Va bene il riciclo ma occorre fare attenzione. Ecco perchè indossiamo abiti fatti di plastica.
I vestiti che indossiamo sono pieni di plastica. L’allarme è stato rilanciato in occasione del Global Recycling Day.
I dati sono stati diffusi da Gaia Segattini Knotwear, società benefit marchigiana che produce capi di abbigliamento con l’avanzo di filati pregiati, rigenerati ed ecologici.
Il 100% dei campioni in poliestere riciclato presentati a Milano Unica, la principale fiera di tessuti per abbigliamento in Italia, proviene dal riciclo di bottiglie in PET. Questo dato è chiaramente in conflitto con quanto indicato dalla Commissione UE che incoraggia un modello di economia circolare che promuove il riciclo da fibra a fibra e non utilizzando poliestere riciclato da PET.
Inoltre, solo l’1% del materiale utilizzato per produrre abbigliamento viene riciclato per confezionare nuovi abiti, dato, fornito dal Materials Market Report 2023 – Textile Exchange, rimasto invariato dal 2017.
Il quadro che è emerge evidenzia come il fashion sia ancora distante da un reale modello di economia circolare.
In quale vestiti troviamo la plastica?
Il poliestere riciclato da utilizzare nel settore dell’abbigliamento dovrebbe provenire da altri vestiti e non dalla plastica.
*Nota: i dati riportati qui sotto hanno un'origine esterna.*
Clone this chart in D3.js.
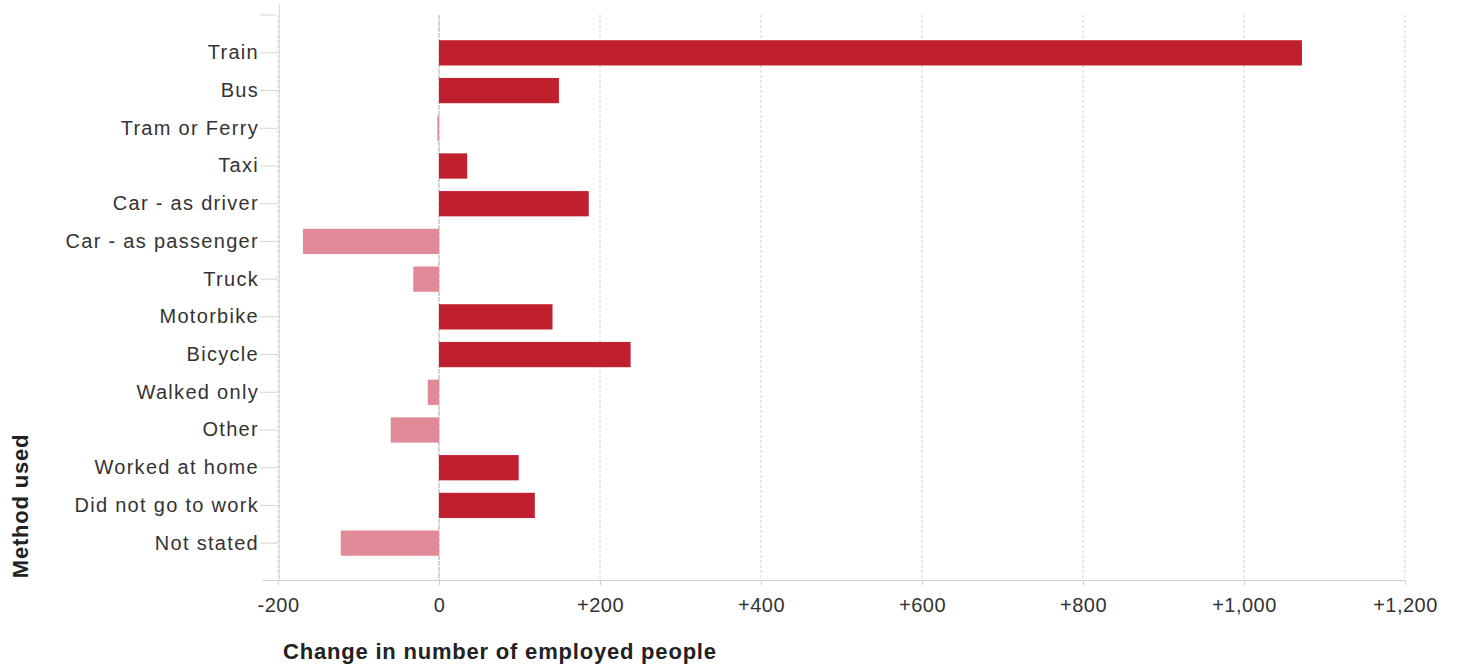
<!DOCTYPE html>
<html><head><meta charset="utf-8">
<script src="https://cdn.jsdelivr.net/npm/d3@7"></script>
<style>body{margin:0;background:#fff;} svg{display:block;font-family:"Liberation Sans",Arial,sans-serif;}</style>
</head><body>
<svg id="c" width="1457" height="665"></svg>
<script>
const categories = ["Train","Bus","Tram or Ferry","Taxi","Car - as driver","Car - as passenger","Truck","Motorbike","Bicycle","Walked only","Other","Worked at home","Did not go to work","Not stated"];
const values = [1072,149,-2,35,186,-169,-32,141,238,-14,-60,99,119,-122];
const xTicks = [-200,0,200,400,600,800,1000,1200];
const xTickLabels = ["-200","0","+200","+400","+600","+800","+1,000","+1,200"];

const svg = d3.select("#c");
const mLeft = 278, mRight = 1405, mTop = 15, mBottom = 580;
const x = d3.scaleLinear().domain([-200,1200]).range([278,1405]);
const y = d3.scaleBand().domain(categories).range([34,562]).paddingInner(0.33).paddingOuter(0.165);

// gridlines
svg.append("g").selectAll("line").data(xTicks.filter(d=>d!==0)).join("line")
  .attr("x1",d=>x(d)).attr("x2",d=>x(d)).attr("y1",mTop).attr("y2",mBottom)
  .attr("stroke","#cfcfcf").attr("stroke-dasharray","3,2");
// left frame
svg.append("line").attr("x1",279.5).attr("x2",279.5).attr("y1",mTop-10).attr("y2",mBottom).attr("stroke","#d8d8d8");
// zero line
svg.append("line").attr("x1",x(0)).attr("x2",x(0)).attr("y1",mTop).attr("y2",mBottom).attr("stroke","#a8a8a8").attr("stroke-dasharray","5,1");

// bars
svg.append("g").selectAll("rect").data(categories).join("rect")
  .attr("x",(d,i)=>x(Math.min(0,values[i])))
  .attr("width",(d,i)=>Math.max(1,Math.abs(x(values[i])-x(0))))
  .attr("y",d=>y(d)).attr("height",y.bandwidth())
  .attr("fill",(d,i)=>values[i]>=0?"#C01F2D":"#E38A98");

// x axis
const xa = svg.append("g").attr("transform",`translate(0,${mBottom})`)
  .call(d3.axisBottom(x).tickValues(xTicks).tickFormat((d,i)=>xTickLabels[i]).tickSize(5).tickPadding(13));
xa.select(".domain").attr("d",`M262,0.5H${mRight}`).attr("stroke","#d0d0d0");
xa.selectAll(".tick line").attr("stroke","#d0d0d0");
xa.selectAll("text").attr("font-size",20).attr("letter-spacing","0.5px").attr("fill","#333").attr("font-family","Liberation Sans, Arial, sans-serif");

// y axis
const ya = svg.append("g").attr("transform",`translate(${mLeft},0)`)
  .call(d3.axisLeft(y).tickSize(18).tickPadding(1));
ya.select(".domain").remove();
ya.selectAll(".tick line").attr("stroke","#d4d4d4");
ya.selectAll("text").attr("font-size",20).attr("letter-spacing","1.3px").attr("fill","#333").attr("font-family","Liberation Sans, Arial, sans-serif");
svg.append("line").attr("x1",260).attr("x2",276).attr("y1",mTop).attr("y2",mTop).attr("stroke","#d4d4d4");

// titles
svg.append("text").attr("x",283).attr("y",659).attr("font-size",22).attr("letter-spacing","0.8px").attr("font-weight","bold").attr("fill","#222")
  .text("Change in number of employed people");
svg.append("text").attr("transform","translate(28,506) rotate(-90)").attr("text-anchor","middle")
  .attr("font-size",22).attr("letter-spacing","0.8px").attr("font-weight","bold").attr("fill","#222").text("Method used");
</script>
</body></html>
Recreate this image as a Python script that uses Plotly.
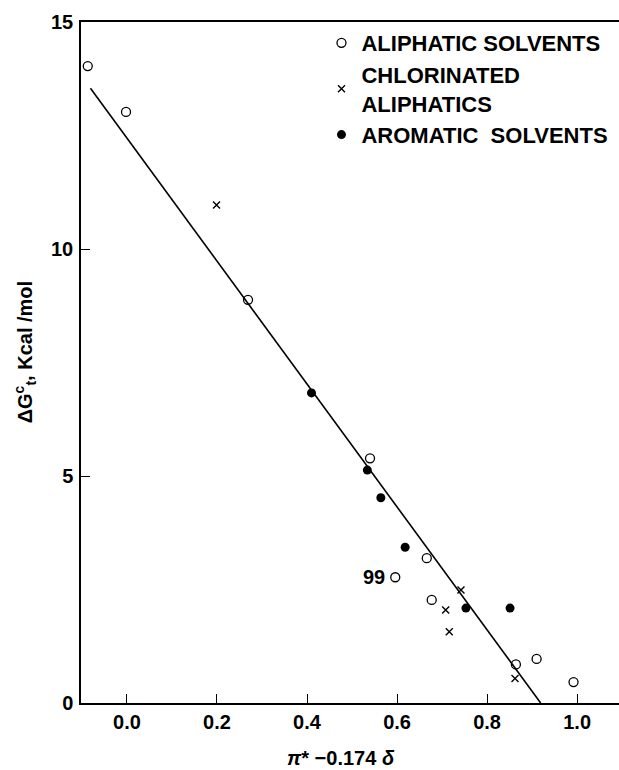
import plotly.graph_objects as go

# --- data ---
aliphatic_x = [-0.087, -0.002, 0.269, 0.540, 0.666, 0.596, 0.677, 0.864, 0.910, 0.992]
aliphatic_y = [14.03, 13.02, 8.88, 5.39, 3.19, 2.77, 2.27, 0.85, 0.97, 0.46]

chlorinated_x = [0.199, 0.742, 0.708, 0.716, 0.862]
chlorinated_y = [10.97, 2.49, 2.05, 1.57, 0.54]

aromatic_x = [0.410, 0.534, 0.564, 0.618, 0.753, 0.851]
aromatic_y = [6.83, 5.13, 4.52, 3.43, 2.09, 2.09]

fit_x = [-0.081, 0.919]
fit_y = [13.54, 0.0]

label_99_x = aliphatic_x[5]
label_99_y = aliphatic_y[5]

x_ticks = [0.0, 0.2, 0.4, 0.6, 0.8, 1.0]
x_ticktext = ["0.0", "0.2", "0.4", "0.6", "0.8", "1.0"]
y_ticks = [0, 5, 10, 15]
y_ticktext = ["0", "5", "10", "15"]

FONT = "Liberation Sans, Arial, Helvetica, sans-serif"

fig = go.Figure()

fig.add_trace(go.Scatter(
    x=fit_x, y=fit_y, mode="lines",
    line=dict(color="black", width=1.6),
    showlegend=False, hoverinfo="skip"))

fig.add_trace(go.Scatter(
    x=aliphatic_x, y=aliphatic_y, mode="markers",
    name="ALIPHATIC SOLVENTS",
    marker=dict(symbol="circle-open", size=9, color="black", line=dict(width=1.3))))

fig.add_trace(go.Scatter(
    x=chlorinated_x, y=chlorinated_y, mode="markers",
    name="CHLORINATED<br>ALIPHATICS",
    marker=dict(symbol="x-thin-open", size=7, color="black", line=dict(width=1.4, color="black"))))

fig.add_trace(go.Scatter(
    x=aromatic_x, y=aromatic_y, mode="markers",
    name="AROMATIC  SOLVENTS",
    marker=dict(symbol="circle", size=9, color="black")))

fig.add_annotation(
    x=label_99_x, y=label_99_y, xref="x", yref="y",
    text="99", showarrow=False, xanchor="right", yanchor="middle",
    xshift=-8, font=dict(family=FONT, size=20, color="black", weight="bold"))

# axis titles
fig.add_annotation(
    x=0.483, y=-0.081, xref="paper", yref="paper",
    text="<i>π</i>* −0.174 <i>δ</i>", showarrow=False,
    xanchor="center", yanchor="middle",
    font=dict(family=FONT, size=20, color="black", weight="bold"))

fig.add_annotation(
    x=-0.104, y=0.515, xref="paper", yref="paper",
    text="ΔG<sup>c</sup><sub>t</sub>, Kcal /mol", showarrow=False,
    textangle=-90, xanchor="center", yanchor="middle",
    font=dict(family=FONT, size=20, color="black", weight="bold"))

fig.update_layout(
    width=619, height=770,
    margin=dict(l=81, r=0, t=22, b=67),
    paper_bgcolor="white", plot_bgcolor="white",
    font=dict(family=FONT, color="black"),
    legend=dict(
        x=0.447, y=1.0, xanchor="left", yanchor="top",
        font=dict(family=FONT, size=22, color="black", weight="bold"),
        bgcolor="rgba(0,0,0,0)", tracegroupgap=0, itemsizing="trace"),
    xaxis=dict(
        range=[-0.102, 1.093], tickvals=x_ticks, ticktext=x_ticktext,
        ticks="inside", ticklen=9, tickwidth=1.2, tickcolor="black",
        showline=True, linecolor="black", linewidth=1.5, mirror=True,
        showgrid=False, zeroline=False,
        tickfont=dict(family=FONT, size=20, color="black", weight="bold")),
    yaxis=dict(
        range=[0, 15], tickvals=y_ticks, ticktext=y_ticktext,
        ticks="inside", ticklen=9, tickwidth=1.2, tickcolor="black",
        showline=True, linecolor="black", linewidth=1.5, mirror=False,
        showgrid=False, zeroline=False, ticklabelstandoff=2,
        tickfont=dict(family=FONT, size=20, color="black", weight="bold")),
)

fig.write_html("out.html",
               config={"displayModeBar": False},
               post_script="document.body.style.margin='0';document.body.style.overflow='hidden';")
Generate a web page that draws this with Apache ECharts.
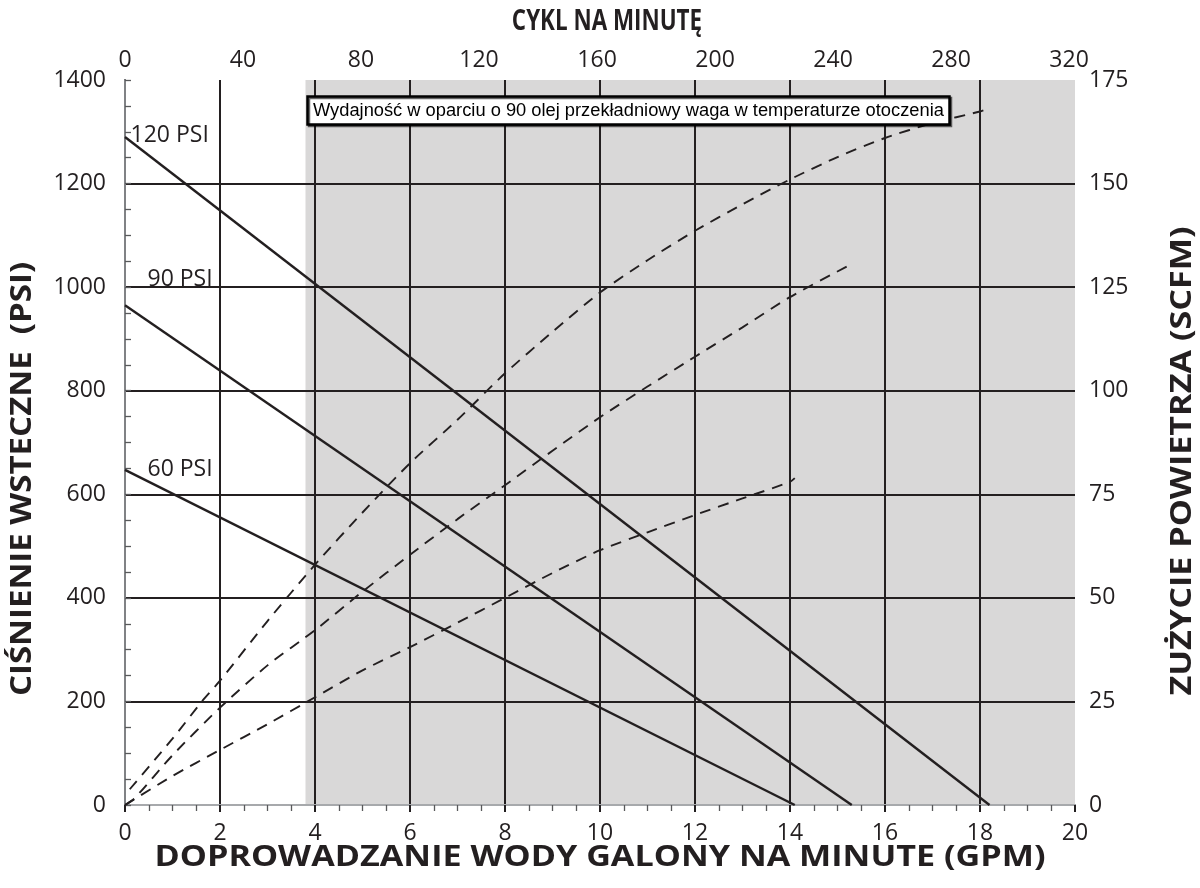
<!DOCTYPE html>
<html>
<head>
<meta charset="utf-8">
<script src="https://cdn.jsdelivr.net/npm/echarts@6/dist/echarts.min.js"></script>
<style>
  html, body { margin: 0; padding: 0; background: #ffffff; }
  #chart { width: 1200px; height: 888px; }
</style>
</head>
<body>
<div id="chart"></div>
<script>
// Back pressure (PSI) versus water delivery (GPM) for each air inlet pressure
const backPressure120 = [[0, 1290], [18.2, 0]];
const backPressure90 = [[0, 965], [15.3, 0]];
const backPressure60 = [[0, 647], [14.1, 0]];
const pressureLabels = ['120 PSI', '90 PSI', '60 PSI'];

// Air consumption (SCFM) versus water delivery (GPM)
const air120 = [[0.1, 3.8], [1, 16], [1.62, 25], [2, 30], [3, 44.4], [4, 58], [5, 70.6], [6, 82.5],
  [7, 93], [8, 104.2], [9, 114.2], [10, 123.7], [11, 131.5], [12, 138.6], [13, 145], [14, 151],
  [15, 156.4], [16, 161], [17, 164.6], [18, 167.4], [18.2, 168.2]];
const air90 = [[0, 0], [0.2, 1.6], [1, 12], [2, 23.5], [3, 33.7], [4, 42.2], [5, 51.5], [6, 60.4],
  [7, 69], [8, 77.2], [9, 85.5], [10, 93.6], [11, 101], [12, 108.2], [13, 115.3], [14, 122.6], [15.3, 130.6]];
const air60 = [[0, 0], [1, 7], [2, 13.3], [3, 19.5], [4, 26], [5, 32.5], [6, 38.1], [7, 44], [8, 50],
  [9, 56], [10, 61.5], [11, 65.8], [12, 70], [13, 74], [14, 78], [14.1, 78.9]];

// Axis ranges and tick steps
const gpmRange = [0, 20, 2];
const psiRange = [0, 1400, 200];
const scfmRange = [0, 175, 25];
const cycleRange = [0, 322, 40];
const shadeStartGpm = 3.8;

// Texts
const titleBottom = 'DOPROWADZANIE WODY GALONY NA MINUTE (GPM)';
const titleTop = 'CYKL NA MINUTĘ';
const titleLeft = 'CIŚNIENIE WSTECZNE  (PSI)';
const titleRight = 'ZUŻYCIE POWIETRZA (SCFM)';
const noteText = 'Wydajność w oparciu o 90 olej przekładniowy waga w temperaturze otoczenia';

const ink = '#231f20';
const tickFont = { fontFamily: 'Open Sans', fontSize: 23, color: ink };
const curveLabelFont = { fontFamily: 'Open Sans', fontSize: 23, color: ink };
const titleFontCss = 'bold 28px "Open Sans"';

const chart = echarts.init(document.getElementById('chart'), null, { renderer: 'canvas' });

function pressureLine(data, label, offset) {
  return {
    type: 'line', xAxisIndex: 0, yAxisIndex: 0, data: data,
    symbol: 'none', silent: true, z: 4,
    lineStyle: { color: ink, width: 2.4 },
    markPoint: {
      symbol: 'circle', symbolSize: 1, silent: true,
      itemStyle: { color: 'rgba(0,0,0,0)' },
      label: {
        show: true, position: 'right', distance: 5, offset: offset,
        formatter: '{b}', ...curveLabelFont
      },
      data: [{ name: label, coord: data[0] }]
    }
  };
}

function airLine(data) {
  return {
    type: 'line', xAxisIndex: 0, yAxisIndex: 1, data: data,
    symbol: 'none', silent: true, smooth: 0.25, z: 4,
    lineStyle: { color: ink, width: 1.9, type: [11, 8] }
  };
}

function axisTitle(text, x, y, rotation, scaleX) {
  return {
    type: 'text', x: x, y: y, rotation: rotation, scaleX: scaleX, silent: true, z: 10,
    style: { text: text, font: titleFontCss, fill: ink, align: 'center', verticalAlign: 'middle' }
  };
}

const plainNumber = v => String(v);

chart.setOption({
  animation: false,
  backgroundColor: '#ffffff',
  title: {
    text: noteText,
    left: 307, top: 96,
    backgroundColor: '#ffffff',
    borderColor: '#000000', borderWidth: 2.5,
    padding: [4, 6, 3, 6],
    shadowColor: 'rgba(0,0,0,0.6)', shadowOffsetX: 1.5, shadowOffsetY: 1.5, shadowBlur: 0,
    textStyle: { fontFamily: 'Liberation Sans', fontWeight: 'normal', fontSize: 18.3, color: '#000', lineHeight: 22 }
  },
  grid: { left: 125, right: 125, top: 80, bottom: 83, containLabel: false, outerBoundsMode: 'none' },
  graphic: [
    axisTitle(titleBottom, 600, 858, 0, 1.22),
    axisTitle(titleTop, 607, 22, 0, 0.8),
    axisTitle(titleLeft, 23, 479, Math.PI / 2, 1.18),
    axisTitle(titleRight, 1183, 461, Math.PI / 2, 1.22)
  ],
  xAxis: [
    {
      type: 'value', position: 'bottom', min: gpmRange[0], max: gpmRange[1], interval: gpmRange[2], z: 3,
      axisLine: { show: true, lineStyle: { color: '#58595b', width: 2 } },
      axisTick: { show: false },
      minorTick: { show: true, splitNumber: 4, length: 6, lineStyle: { color: '#58595b', width: 1.3 } },
      axisLabel: { ...tickFont, margin: 17, formatter: plainNumber },
      splitLine: { show: true, showMinLine: false, showMaxLine: false, lineStyle: { color: ink, width: 2 } }
    },
    {
      type: 'value', position: 'top', min: cycleRange[0], max: cycleRange[1], interval: cycleRange[2], z: 3,
      axisLine: { show: true, lineStyle: { color: '#a7a9ac', width: 2 } },
      axisTick: { show: false },
      axisLabel: { ...tickFont, margin: 8, showMaxLabel: false, formatter: plainNumber },
      splitLine: { show: false }
    },
    {
      // outward tick stubs under the vertical grid lines
      type: 'value', position: 'bottom', min: gpmRange[0], max: gpmRange[1], interval: gpmRange[2], z: 3,
      axisLine: { show: false },
      axisTick: { show: true, inside: false, length: 7, lineStyle: { color: ink, width: 2 } },
      axisLabel: { show: false },
      splitLine: { show: false }
    }
  ],
  yAxis: [
    {
      type: 'value', position: 'left', min: psiRange[0], max: psiRange[1], interval: psiRange[2], z: 3,
      axisLine: { show: true, lineStyle: { color: ink, width: 2 } },
      axisTick: { show: true, inside: true, length: 6, lineStyle: { color: '#58595b', width: 1.3 } },
      minorTick: { show: true, splitNumber: 4, length: 6, lineStyle: { color: '#58595b', width: 1.3 } },
      axisLabel: { ...tickFont, margin: 19, formatter: plainNumber },
      splitLine: { show: true, showMinLine: false, showMaxLine: false, lineStyle: { color: ink, width: 2 } }
    },
    {
      type: 'value', position: 'right', min: scfmRange[0], max: scfmRange[1], interval: scfmRange[2], z: 3,
      axisLine: { show: true, lineStyle: { color: '#808285', width: 2 } },
      axisTick: { show: false },
      axisLabel: { ...tickFont, margin: 14, formatter: plainNumber },
      splitLine: { show: false }
    }
  ],
  series: [
    {
      // shaded band behind the grid
      type: 'line', xAxisIndex: 0, yAxisIndex: 0, data: [], z: 0, silent: true,
      markArea: {
        silent: true, z: 0,
        itemStyle: { color: '#d9d8d8' },
        data: [[{ xAxis: shadeStartGpm }, { xAxis: gpmRange[1] }]]
      }
    },
    pressureLine(backPressure120, pressureLabels[0], [0, -2]),
    pressureLine(backPressure90, pressureLabels[1], [17, -26]),
    pressureLine(backPressure60, pressureLabels[2], [17, 0]),
    airLine(air120),
    airLine(air90),
    airLine(air60)
  ]
});
</script>
</body>
</html>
Ciò porterebbe soltanto alla formazione di ulteriori di microplastiche sui nostri capi, che vengono rilasciate direttamente nell’ambiente ad ogni lavaggio.
Va bene il riciclo ma occorre fare attenzione. Il poliestere è estremamente difficile da riciclare nuovamente, e, sfilacciandosi più facilmente, rilascia le microfibre che, avendo una lunghezza inferiore a 5 millimetri, non vengono bloccate dai filtri degli impianti di depurazione e vanno a finire nei fiumi e nei mari, ingerite dai pesci ed entrando così nella nostra catena alimentare.
Secondo la Plastic Pollution Coalition, la plastica sarebbe presente in 70 miliardi dei 100 miliardi di indumenti venduti ogni anno a livello globale.
Il lavaggio di tessuti sintetici, nelle lavanderie industriali e nelle lavatrici che abbiamo in casa, crea microplastiche primarie attraverso l’abrasione e lo spargimento di fibre. Le fibre finiscono poi nelle acque di scarico con il lavaggio e da lì, potenzialmente, negli oceani (dati Unione internazionale per la conservazione della natura – IUCN).
La crescita del fast fashion ha abbassato il prezzo di vendita dei prodotti per seguire le tendenze, al costo di uno sfruttamento dei lavori ed enormi danni ambientali e della salute di chi li indossa. Aumentano i capi di bassa qualità e, di conseguenza, aumentano i tessuti che rilasciano microplastiche.
Come scegliere allora i vestiti? Occhio alle etichette
Per quanto possiamo prestare attenzione ai nostri acquisti, anche se scegliamo second hand, se osserviamo l’etichetta di indumenti termici, tecnici o sportivi sarà molto facile trovare almeno una parte di tessuti sintetici come poliestere, nylon, acrilico, spandex, elastan, pile o poliolefina.
Quindi occhio alle voci “acrilico”, “nylon”, “elastane”, “Lycra”, “Spandex”, e anche poliestere, poliammide, poliuretano, PVC (polivinilcloruro), PET (polietilene tereftalato) e simili.